What does increasing CPI in China mean for investors? To me, it is pointing to expansion of the economy, more so than other measures. China manufacturers will often overproduce just to keep the labor force employed. But rising consumer demand is not something that can be beneficially influenced.
Seems like Chinese experts agree.
...The government think tank, the Chinese Academy of Social Sciences (CASS) also predicted that the growth of the world's second largest economy would pick up in the next year.
In a blue paper issued by CASS last Wednesday, it expects the GDP to grow 8.2% and the CPI to reach 3% in 2013.
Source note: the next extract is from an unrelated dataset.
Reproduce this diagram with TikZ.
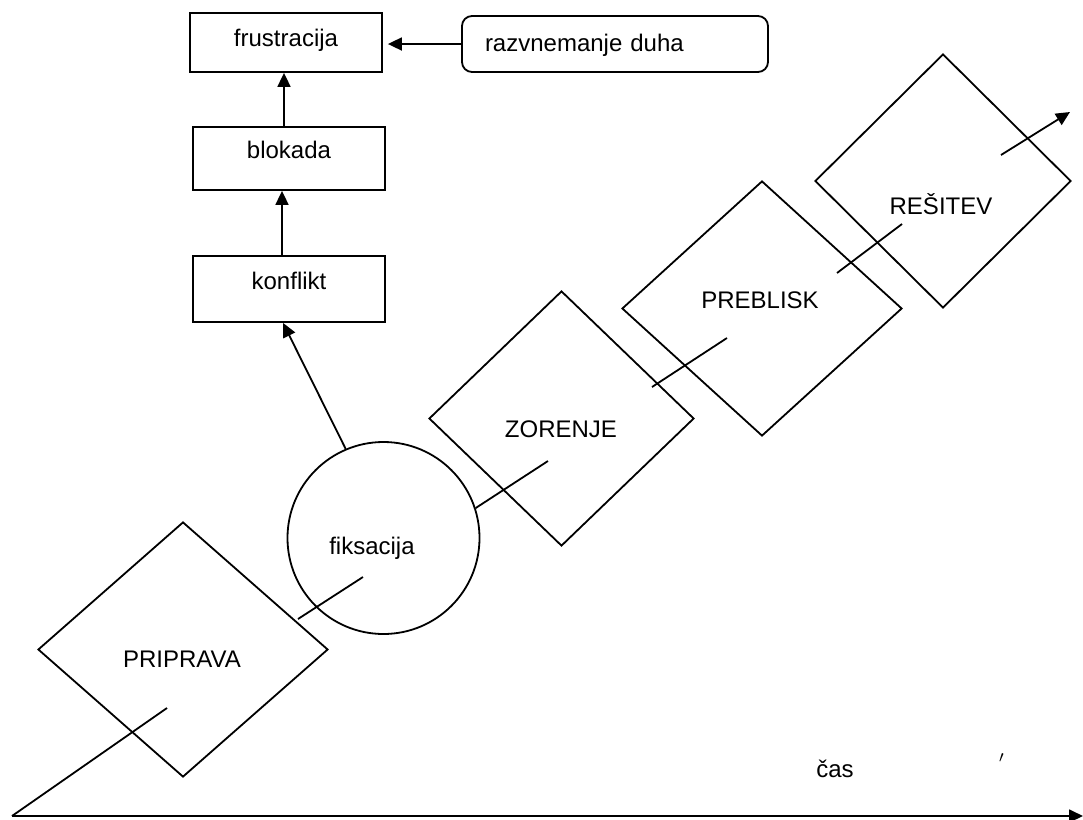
\documentclass[tikz,border=0pt]{standalone}
\usepackage{fontspec}
\setmainfont{Liberation Sans}
\usetikzlibrary{shapes.geometric,arrows.meta}

\tikzset{
	box/.style={draw, rectangle, minimum width=96pt, inner sep=0pt, text height=6pt, text depth=6pt},
	faza/.style={draw, diamond, inner sep=0pt},
	lbl/.style={anchor=base, inner sep=0pt},
	arr/.style={-{Triangle[length=7pt,width=6.5pt]}},
}

\begin{document}
\begin{tikzpicture}[x=0.5pt,y=-0.5pt,line width=0.9pt,font=\fontsize{12}{14.4}\selectfont]
	\useasboundingbox (0,0) rectangle (1083,820);
	
	% stranska veja
	\node[box, minimum height=29.5pt, text height=8pt, text depth=4pt] (frust) at (286,42.5) {frustracija};
	\node[draw, rounded corners=5pt, minimum width=153pt, minimum height=28pt, text width=130pt, align=left,
	inner xsep=11.5pt, inner ysep=0pt, text height=9pt, text depth=1.5pt] (razv) at (615,44) {razvnemanje duha};
	\node[box, minimum height=31.5pt] (blok) at (289,158.5) {blokada};
	\node[box, minimum height=33pt] (konf) at (289,289) {konflikt};
	
	\draw[arr, shorten >=2.5pt] (razv.west) -- (razv.west -| frust.east);
	\draw[arr] ([xshift=-2.5pt]blok.north) -- ([xshift=-2.5pt]blok.north |- frust.south);
	\draw[arr] ([xshift=-3.5pt]konf.north) -- ([xshift=-3.5pt]konf.north |- blok.south);
	
	% faze
	\node[faza, minimum width=145pt, minimum height=127.5pt] (pripr) at (183,649.5) {};
	\node[draw, circle, minimum size=96pt, inner sep=0pt] (fiks) at (383.5,538) {};
	\node[faza, minimum width=132.5pt, minimum height=127.5pt] (zor) at (561.5,418.5) {};
	\node[faza, minimum width=140pt, minimum height=127.5pt] (prebl) at (762,308.5) {};
	\node[faza, minimum width=128pt, minimum height=127pt] (resit) at (943,181) {};
	
	\node[lbl] (priprT) at (182,667.7) {PRIPRAVA};
	\node[lbl] (fiksT) at (372,554.5) {fiksacija};
	\node[lbl] (zorT) at (561,437.3) {ZORENJE};
	\node[lbl] (preblT) at (760,308.3) {PREBLISK};
	\node[lbl] (resitT) at (941,214) {REŠITEV};
	
	\draw[arr] (fiks.113) -- (konf.-100);
	
	% os
	\coordinate (o) at (12,816);
	\coordinate (kraj) at (1083,816);
	\draw[arr] (o) -- (kraj);
	\node[lbl] (cas) at (835,777.3) {čas};
	\node[inner sep=0pt] (crtica) at (1002,762) {$'$};
	
	\coordinate (c1) at (167,708);
	\coordinate (c2a) at (298,619);
	\coordinate (c2b) at (363,577);
	\coordinate (c3) at (548,461);
	\coordinate (c4a) at (652,387);
	\coordinate (c4b) at (727,338);
	\coordinate (c5a) at (837,273);
	\coordinate (c5b) at (902,224);
	\coordinate (c6a) at (1001,155);
	\coordinate (c6b) at (1070,112);
	
	\draw (o) -- (c1);
	\draw (fiks.18) -- (c3);
	\foreach \a/\b in {c2a/c2b, c4a/c4b, c5a/c5b}
	\draw (\a) -- (\b);
	\draw[arr] (c6a) -- (c6b);
	
\end{tikzpicture}
\end{document}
So, how to benefit from the nascent China Bull? As a big proponent of leveraged ETFs, my strategy is to short the ProShares UltraShort FTSE China 25 ETF (FXP) and go long by an equivalent amount on the ProShares Ultra FTSE China 25 ETF (XPP). These two ETFs both track the FTSE China 25 index which in turn can be bought through the iShares FTSE China 25 Index ETF (FXI).
Let's look at the relative performance of this strategy YTD, if one was to enter in it January 1, 2012.
FXI is up 11.5%.
XPP, 2x leveraged on the underlying index of FXI, is up 26.5%.
FXP, 2x leveraged short on the underlying index of FXI, is down 36.7%.
The paired trade as above would therefore yield 63.2%, a synthetic yield of about 6x of FXI.
Warning: This is a highly leveraged trade. If FXI were to fall, it would wipe the investor out in a short amount of time. I am only using less than 5% of my total portfolio to enter this trade, and I am comfortable with this level of exposure.
Additional disclosure: I am long FXI, XPP and short FXP.
Disclaimer: This is not meant as investment advice. This is purely my personal strategy and involves a huge amount of risk. While I am comfortable with it, everyone should decide for themselves whether to engage in this strategy after talking to their financial advisor.